I’ve never had to transfer a domain before. However, my dissatisfaction with my current registrar led me to seek out and decide upon a new registrar/webhost. What followed was an unexpected complication involving EPP codes that were “too complex” for my new host.
Simply put, an EPP code is what is used to prevent unauthorized transfers of a domain. To transfer a domain, you first request an EPP code from your current registrar and then submit it to your new registrar along with the domain name. In essence, it’s a password. You can read more about it at Wikipedia.
A modern EPP code looks like this (Note that this is not a real EPP code): 8BrJ*9G+4To-*2z). Nice and entropic, no? Those fancy symbols must lend some strength to the code. I’m warm with security.
When I submitted my EPP code to my new web host, I received the error: “You have entered an invalid EPP code.” Curses! I contacted the new hosting provider for more information. Apparently, special characters are not accepted by their registrar (they use eNom). I contacted my old registrar to see if they could create a less complex EPP code.
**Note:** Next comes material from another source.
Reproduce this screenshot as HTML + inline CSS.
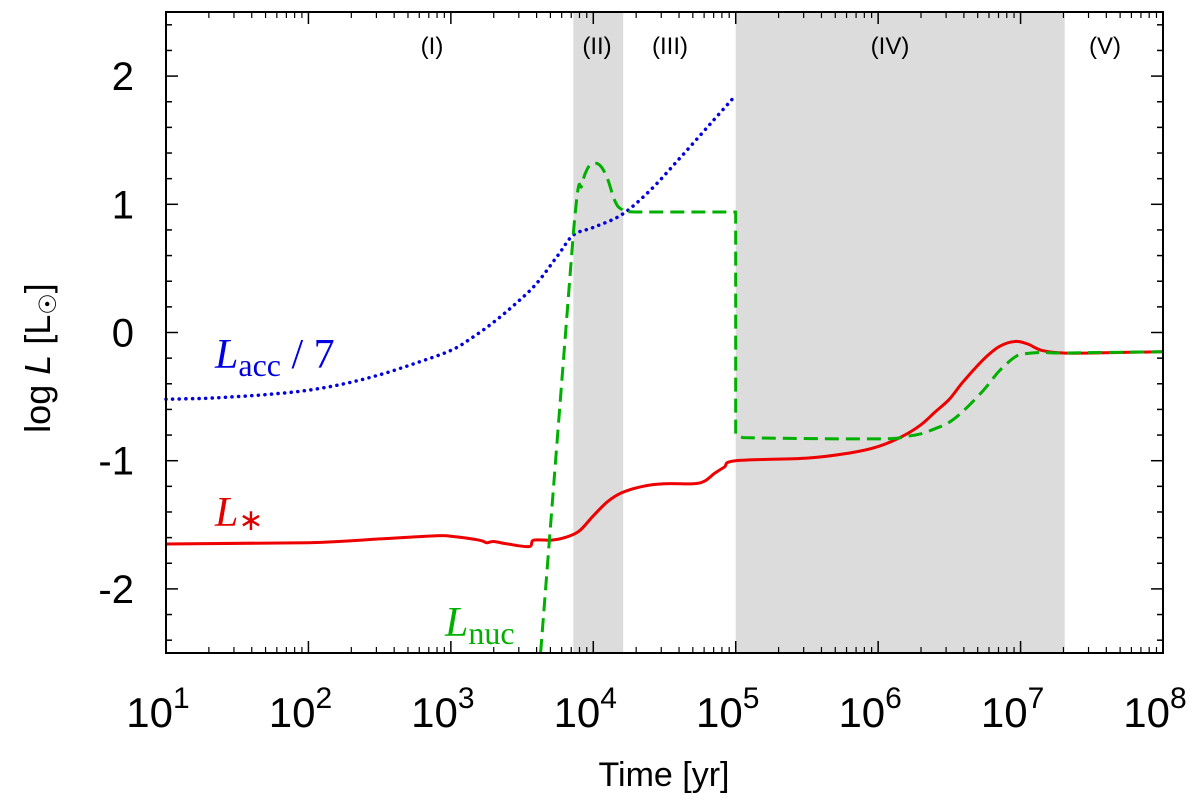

They responded that they could not because they only dealt with the latest VeriSign EPPs.
I contacted my new host and sent out a cry for help. Fortunately, even though the wording of their KB article placed the blame on their registrar (eNom) the limitation could be worked around. It was merely the web form’s input sanitizing. I imagine there must be some kind of internal warring among teams over this. The host’s own knowledgebase articles are very well stocked with information concerning the limitation with complex EPP codes. In fact, the number 1 return for a simple Google search for rejected EPP codes comes back with a KB article from my new host.
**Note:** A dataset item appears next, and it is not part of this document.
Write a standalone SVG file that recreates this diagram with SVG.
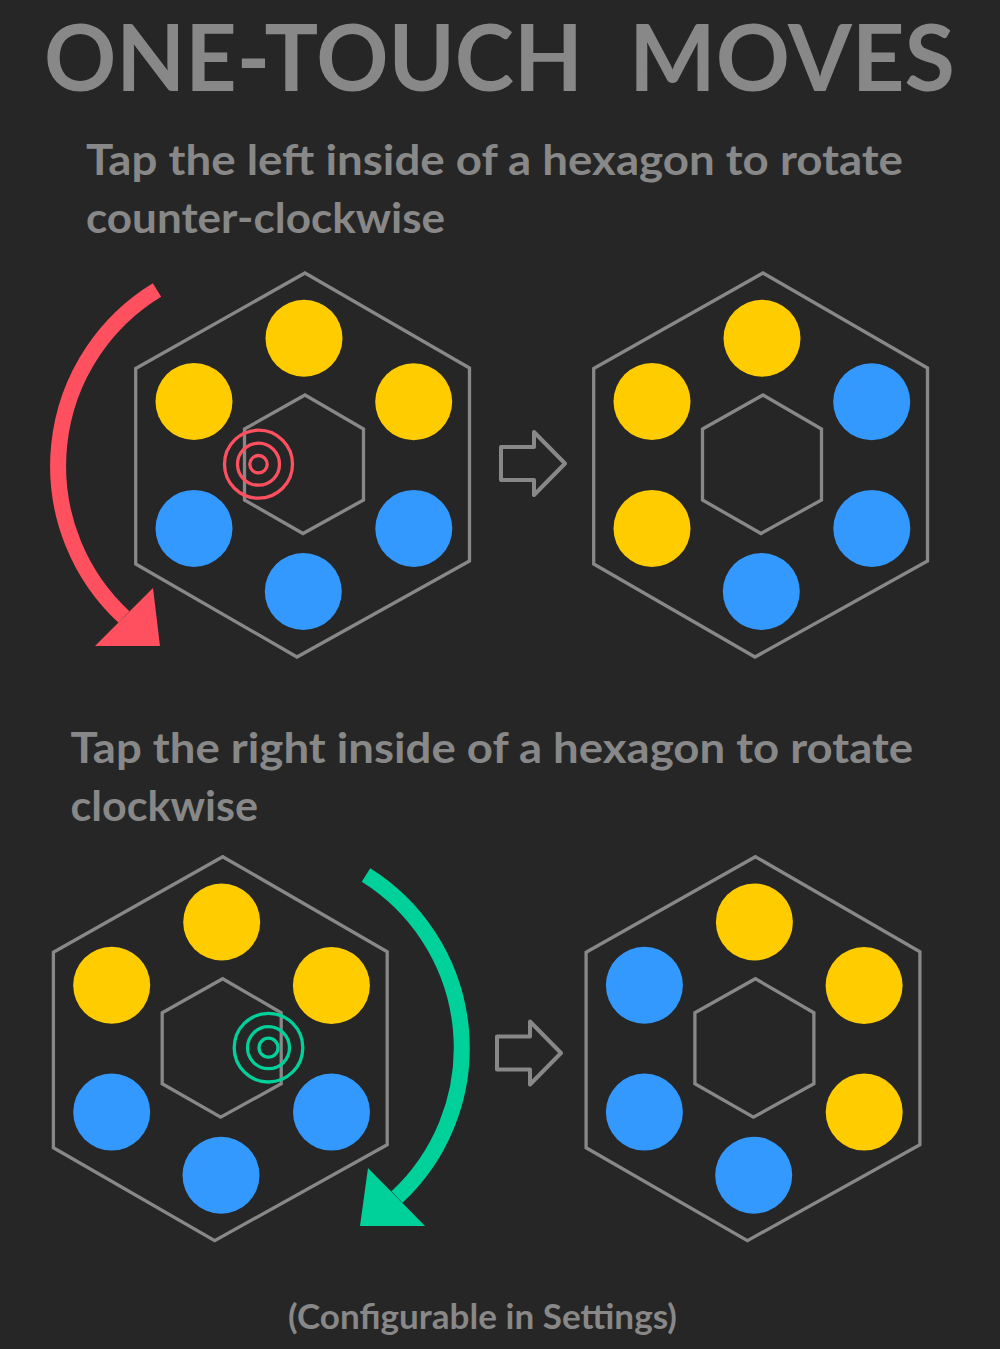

To get the transfer process rolling, I had to swap out the complex characters (such as +, –, *) and replace them with a regular character (In my case, I chose the letter ‘Q’) in the web form. After submitting the form, I then had to update my help desk ticket that was already opened about this situation and give them the real code along with the modified code I supplied to the web form. Within minutes the proper EPP code had been manually put in place and the process for transferring started.
All of this to say: beware that there is a difference in EPP codes and that some registrars may be unable to process certain types. Caveat Emptor!